Apesar disso, transformou-a num livro. Explícito, sem pudor, cru, honesto. É a sua vida, partes dela, afinal, que ali está. É o trauma da sua primeira vez, aos 17 anos, na qual não foi respeitado o pedido de parar. É o seu amor pelo Pedro, o único até hoje, que a fez despir a pele de dominadora e assumir o papel de submissa, que não lhe assentava. É a sua história com Henrique, um submisso por quem se apaixonou e com quem estaria disposta a partilhar a vida se ele lhe tivesse correspondido a paixão. São os três meses com Eduardo, o submisso perfeito, 24/7, como se diz na gíria BDSM, disponível 24 horas por dia, sete dias por semana, e todas as sevícias a que o sujeitou e que ele aceitava sempre com um «sim, minha senhora», «obrigado, minha senhora» - sevícias a que nos escusamos, vêm no livro, para quem queira ler - e que só não durou para sempre porque em nenhum deles se acendeu a chama. São as festas, os encontros, o processo de seleção, os acessórios, as roupas, as práticas. É a distinção entre relação sexual e relação de dominação-submissão, que apesar de dar prazer sexual, pode não incluir sexo. É o mundo BDSM tal como não o conhecemos, nós os «baunilha» (designação usada no meio para quem pratica sexo convencional, o que quer que isso signifique), mas do qual, segundo Ana, a avaliar pelo Fet Life (uma espécie de «Facebook de vidas alternativas»), fazem parte centenas de pessoas «de classe média alta, formadas, com cultura e acesso à informação». «Não se pode ser pobre neste meio. Os acessórios, as festas, que são sempre em Lisboa ou no Porto, e as roupas implicam um poder de compra acima da média», esclarece.

Ana é estudante, vive sozinha em Coimbra, numa casa comprada pelos pais e da mesada que eles lhe dão e que ela gere com parcimónia, para poder gastar no que lhe dá prazer.
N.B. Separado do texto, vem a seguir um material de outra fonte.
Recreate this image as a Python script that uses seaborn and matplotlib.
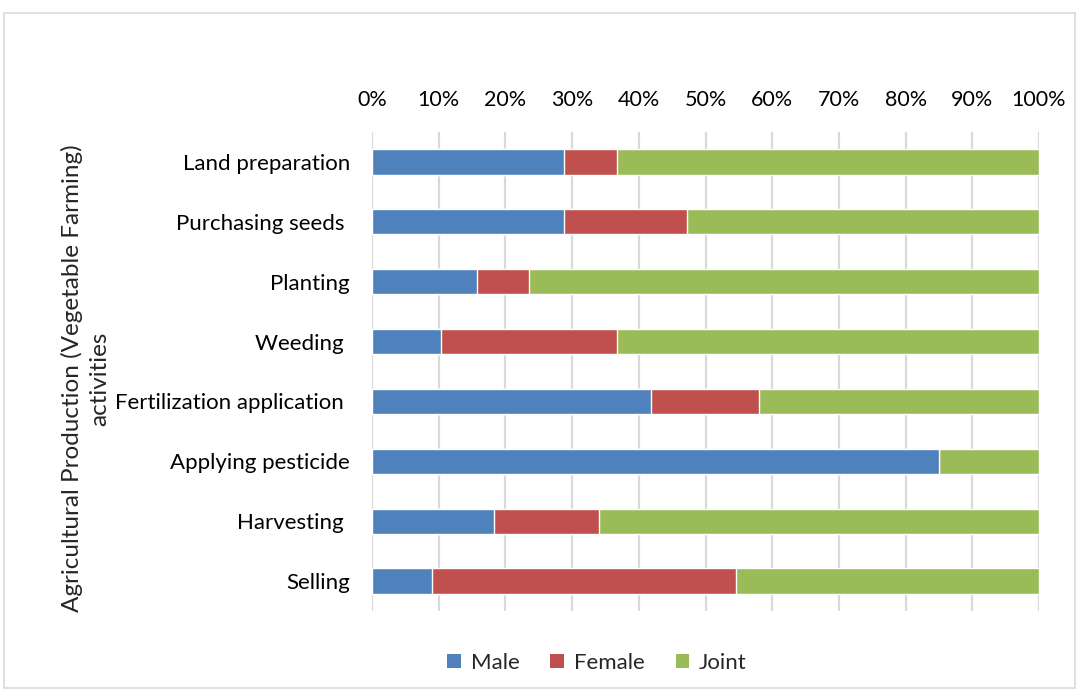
import matplotlib
matplotlib.use("Agg")
import matplotlib.pyplot as plt
import seaborn as sns
import pandas as pd
import numpy as np
from matplotlib.patches import Patch, Rectangle

activities = ["Land preparation", "Purchasing seeds ", "Planting", "Weeding ",
              "Fertilization application ", "Applying pesticide", "Harvesting ", "Selling"]
male = [28.8, 28.8, 15.8, 10.4, 41.9, 85.0, 18.3, 9.0]
female = [8.0, 18.5, 7.8, 26.4, 16.1, 0.0, 15.8, 45.5]
joint = [round(100 - m - f, 1) for m, f in zip(male, female)]

series_names = ["Male", "Female", "Joint"]
colors = {"Male": "#4F81BD", "Female": "#C0504D", "Joint": "#9BBB59"}

df = pd.DataFrame({"activity": activities, "Male": male, "Female": female, "Joint": joint})
df["male_end"] = df["Male"]
df["female_end"] = df["Male"] + df["Female"]
df["joint_end"] = df["female_end"] + df["Joint"]

sns.set_theme(style="white")
plt.rcParams["font.family"] = ["Lato", "DejaVu Sans"]

fig = plt.figure(figsize=(10.79, 6.92), dpi=100)
W, H = 1079, 692
ax = fig.add_axes([372 / W, 1 - 611 / H, (1039 - 372) / W, (611 - 132) / H])

# stacked bars: draw cumulative totals back to front
for col, name in [("joint_end", "Joint"), ("female_end", "Female"), ("male_end", "Male")]:
    sns.barplot(data=df, x=col, y="activity", orient="h", color=colors[name],
                width=0.42, saturation=1, ax=ax, zorder=3)

ax.set_xlim(0, 100)
ax.set_xticks(np.arange(0, 101, 10))
ax.set_xticklabels([f"{v}%" for v in range(0, 101, 10)], fontsize=15.5)
ax.xaxis.tick_top()
ax.tick_params(axis="x", length=0, pad=16, colors="#000000")
ax.tick_params(axis="y", length=0, pad=16, labelsize=16, colors="#000000")
ax.grid(axis="x", color="#d9d9d9", linewidth=1.6, zorder=0)
for s in ax.spines.values():
    s.set_visible(False)
ax.set_xlabel("")
ax.set_ylabel("Agricultural Production (Vegetable Farming)\nactivities", fontsize=17.5,
              linespacing=1.35)
ax.yaxis.set_label_coords(-(372 - 110) / (1039 - 372), 0.485)

handles = [Patch(facecolor=colors[n], edgecolor="none") for n in series_names]
fig.legend(handles, series_names, loc="center", bbox_to_anchor=(597 / W, 1 - 663 / H),
           ncol=3, frameon=False, fontsize=16, handlelength=0.6, handleheight=0.6,
           handletextpad=0.45, columnspacing=1.4)

fig.patches.append(Rectangle((4 / W, 4 / H), 1 - 8 / W, 1 - 17 / H, transform=fig.transFigure,
                             fill=False, edgecolor="#d9d9d9", linewidth=1.2))

fig.savefig("out.png", dpi=100)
Tem um quarto cheio de apetrechos, alguns dos quais traz hoje, em três sacos de viagem pesados, juntamente com um rapaz que apresenta como amigo. Acessórios para a fotografia. Talvez ainda não seja este o futuro pai dos seus filhos, mas Ana quer ter filhos. Quer tudo a que tem direito. E está confiante que o conseguirá. «Quando queremos muito uma coisa, fazemos tudo para a tornar possível. Eu gostava muito de ter filhos e pretendo que o pai deles seja o meu submisso, o meu companheiro, porque, por muito apaixonada que estivesse, não conseguiria ter uma relação de casal com alguém que não tivesse a mesma onda que eu. Conheço muita gente casada que procura fora este tipo de relação BDSM, mas eu - pode parecer antiquado - dou muito valor à fidelidade, por isso tem de ser alguém que me acompanhe neste mundo, para não haver segredos.»